Monday’s meltdown wasn’t surprising. The Timberwolves can’t close games
MINNEAPOLIS -- Monday’s meltdown in Minneapolis was a long time coming.
The Minnesota Timberwolves had a 99.9 percent chance of victory at various points in both the third and fourth quarters against the visiting Sacramento Kings, according to ESPN. And yet, Minnesota is the first team since play-by-play data became available in 1996 to blow a lead of 17 points or more with fewer than three minutes to play (NBA teams were 8,378-0 in such situations before Monday’s game). While the numbers are staggering, the result was somewhat predictable.
If there is ever a team to fold in historic fashion, it would be this one. The Timberwolves simply cannot close games.
There are a few similar examples to Monday’s collapse, when the team squandered a 13-point lead with 100 seconds to play. Like their Dec. 6 loss in Oklahoma City, when Minnesota missed three free throws in a span of three seconds, made one it tried to miss, took a delay of game because of an untucked jersey and then allowed a full-court baseball pass that led to an open layup at the buzzer to send the game to overtime. In the extra session, the Thunder routed the shellshocked Timberwolves to win 139-127.
Those are the spectacular collapses, but there have been plenty of others. Since Dec. 1, 17 of the Timberwolves’ games have featured “clutch time” situations, when games are within five points with fewer than five minutes to play. Minnesota is 2-15 in such games.
The Timberwolves have actually played 64 clutch-time minutes over the past two months, ninth most in the NBA. They are getting outscored by 18 points per 100 possessions in those situations, fifth worst in the NBA.
So while the Timberwolves have played some pretty good teams relatively well for 40, 45 minutes a night of late, it’s irrelevant. They can never find ways to close the deal.
“We’ve been in a lot of games. It’s not something you take solace in, it’s something that you look at. If you’re going to focus on each day, you’re looking and saying, ‘Hey, in these games, where are we losing these games?’ ” Timberwolves coach Ryan Saunders said. “And, a lot of times, it’s situational in the second half, when some of the teams start turning up the pressure offensively, turning up the pressure defensively. So those are the things we’ve got to focus on.”
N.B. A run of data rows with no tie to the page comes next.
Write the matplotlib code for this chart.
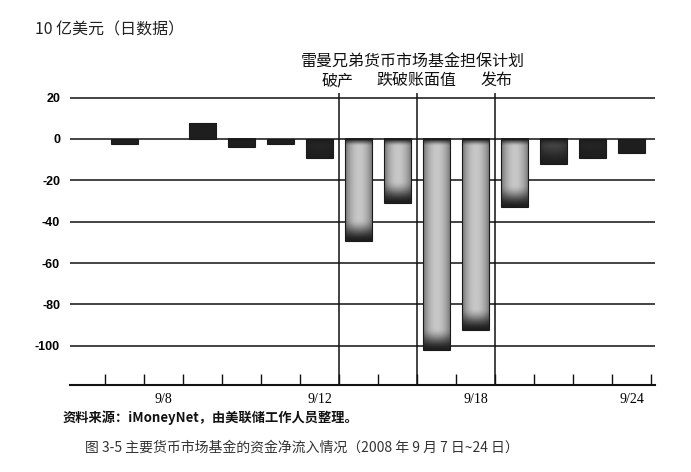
import numpy as np
import matplotlib
matplotlib.use("Agg")
import matplotlib.pyplot as plt

plt.rcParams['font.family'] = ['Noto Sans CJK SC', 'DejaVu Sans']

# daily net flows, billions of dollars (business days)
days = ["9/5", "9/8", "9/9", "9/10", "9/11", "9/12", "9/15", "9/16",
        "9/17", "9/18", "9/19", "9/22", "9/23", "9/24"]
flows = [-2.4, 0, 7.5, -4, -2.4, -9, -49.5, -31, -102, -92.5, -33, -12.3, -9, -6.6]
shown_labels = ["9/8", "9/12", "9/18", "9/24"]
yticks = [20, 0, -20, -40, -60, -80, -100]
event_lines = [5.5, 7.5, 9.5]   # between 9/12-9/15, 9/16-9/17, 9/18-9/19

fig = plt.figure(figsize=(6.91, 4.72), dpi=100)
ax = fig.add_axes([0.101, 0.184, 0.847, 0.618])

x = np.arange(len(days))
xlim = (-1.4, 13.6)
ylim = (-119, 22)
ax.set_xlim(*xlim)
ax.set_ylim(*ylim)

bars = ax.bar(x, flows, width=0.7, facecolor='none', edgecolor='#1a1a1a',
              linewidth=0.8, zorder=3)

# px per data unit, to shade bars like the scanned print
fig.canvas.draw()
p0 = ax.transData.transform((0, 0))
p1 = ax.transData.transform((1, 1))
px_x = abs(p1[0] - p0[0])
px_y = abs(p1[1] - p0[1])


def smooth(t):
    t = np.clip(t, 0, 1)
    return t * t * (3 - 2 * t)


dark, light = 0.12, 0.78
for b in bars:
    h = b.get_height()
    if h == 0:
        b.set_visible(False)
        continue
    x0, w = b.get_x(), b.get_width()
    y0 = b.get_y()
    ylo, yhi = min(y0, y0 + h), max(y0, y0 + h)
    ny = max(int(abs(h) * px_y), 2)
    nx = max(int(w * px_x), 2)
    u = (np.arange(nx) + 0.5) / nx
    fx = 0.45 + 0.55 * np.sin(np.pi * u) ** 0.8
    d = np.arange(ny) + 0.5            # from top of image
    fy = smooth(d / 8.0) * smooth((ny - d) / 22.0)
    amp = np.clip((ny - 15) / 40.0, 0, 1)
    img = dark + (light - dark) * amp * np.outer(fy, fx)
    ax.imshow(img, extent=[x0, x0 + w, ylo, yhi], origin='upper',
              cmap='gray', vmin=0, vmax=1, aspect='auto',
              interpolation='bilinear', zorder=2)

ax.set_xlim(*xlim)
ax.set_ylim(*ylim)

# horizontal rules
for yv in yticks:
    ax.axhline(yv, color='#111111', linewidth=1.1, zorder=1)
for xv in event_lines:
    ax.axvline(xv, color='#111111', linewidth=1.1, zorder=4)

for s in ['top', 'right', 'left']:
    ax.spines[s].set_visible(False)
ax.spines['bottom'].set_linewidth(1.5)
ax.spines['bottom'].set_color('#111111')

ax.set_yticks(yticks)
ax.set_yticklabels([str(v) for v in yticks], fontsize=9, fontweight='bold',
                   family=['Liberation Sans', 'DejaVu Sans'])
ax.tick_params(axis='y', length=0, pad=7)

ax.set_xticks(np.arange(-0.5, 14, 1))
ax.set_xticklabels([])
ax.tick_params(axis='x', which='major', direction='in', length=8, width=1, color='#111111')
ax.set_xticks([days.index(d) for d in shown_labels], minor=True)
ax.set_xticklabels(shown_labels, minor=True, fontsize=10,
                   family=['Liberation Serif', 'DejaVu Serif'])
ax.tick_params(axis='x', which='minor', length=0, pad=6)

# texts
fig.text(0.051, 0.936, "10 亿美元（日数据）", fontsize=11.5, va='center', ha='left', color='#222222')
fig.text(0.598, 0.867, "雷曼兄弟货币市场基金担保计划", fontsize=11.5, ha='center', va='center', color='#111111')
fig.text(0.488, 0.829, "破产", fontsize=11.5, ha='center', va='center', color='#111111')
fig.text(0.602, 0.829, "跌破账面值", fontsize=11.5, ha='center', va='center', color='#111111')
fig.text(0.719, 0.829, "发布", fontsize=11.5, ha='center', va='center', color='#111111')
fig.text(0.090, 0.114, "资料来源：iMoneyNet，由美联储工作人员整理。", fontsize=9.5,
         fontweight='bold', ha='left', va='center', color='#111111')
fig.text(0.123, 0.051, "图 3-5 主要货币市场基金的资金净流入情况（2008 年 9 月 7 日~24 日）",
         fontsize=10, ha='left', va='center', color='#333333')

fig.savefig("out.png", dpi=100)
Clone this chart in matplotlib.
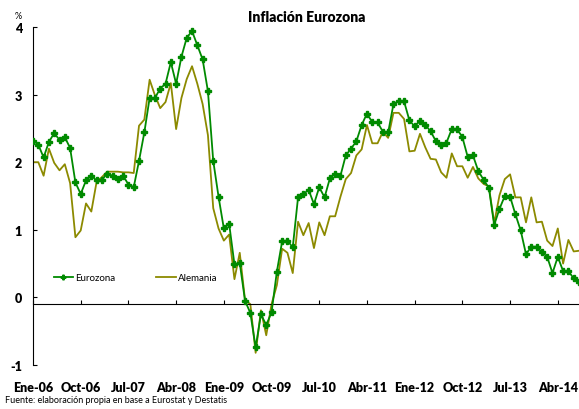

Minnesota has had a difficult time executing in those situations on both ends of the floor. Against Sacramento, the Timberwolves weren’t able to adjust when Buddy Hield got hot from deep. Hield and De’Aaron Fox got a number of good looks in the fourth quarter and overtime when Minnesota’s big — often Karl-Anthony Towns — didn’t come up to contest shots off the pick and roll.
Malcolm Brogdan had success on similar plays in Indiana’s recent wins over the Timberwolves.
And, offensively, the Timberwolves have a hard time generating quality looks, or knocking down the good ones they get, late in games.
And then there are the winning plays. In overtime in Minnesota’s season-opening victory over Brooklyn, since-traded Treveon Graham sprinted down the floor and skied for an offensive rebound off a missed Robert Covington 3-point attempt. Graham made the putback and got fouled, the key moment in the Timberwolves’ upset win.
In the locker room after the game, Saunders showed the clip of that play and said, “This right here, this is the epitome of who we’re going to be this year.”
What a contrast that was to Monday, when Fox purposely missed a free throw to himself in the closing seconds of regulation, then waltzed down the lane with the rebound for an uncontested, game-tying layup.
Where have the Graham-like hustle plays been over the past two months?
“They haven’t been there. Haven’t been there,” Saunders conceded. “I think a lot of times when you do go on losing streaks, you gotta pull yourself out of the mind-set of ‘Oh here we go.’ It’s got to be moving on to the next play. That’s what I plan on doing today, attacking this day. That’s not just a lip-service thing, because I believe in what we’re doing. I believe in the down-the-line vision of this. But we need to make sure that we correct last night.”
Not just last night, but every night for about the past two months. If the Timberwolves can’t correct what they do in winning time, nothing else will make much of a difference.
“Right now we aren’t doing the things late in games to put ourselves in position to win,” Saunders said. “Late-game situations isn’t just a side-out out of bounds play or a baseline out of bounds play. Late-game situations are a free throw box out … it’s not fouling 3-point shooters. You’d like to think that youth plays a factor in that, but we need to be better at that, and we will.”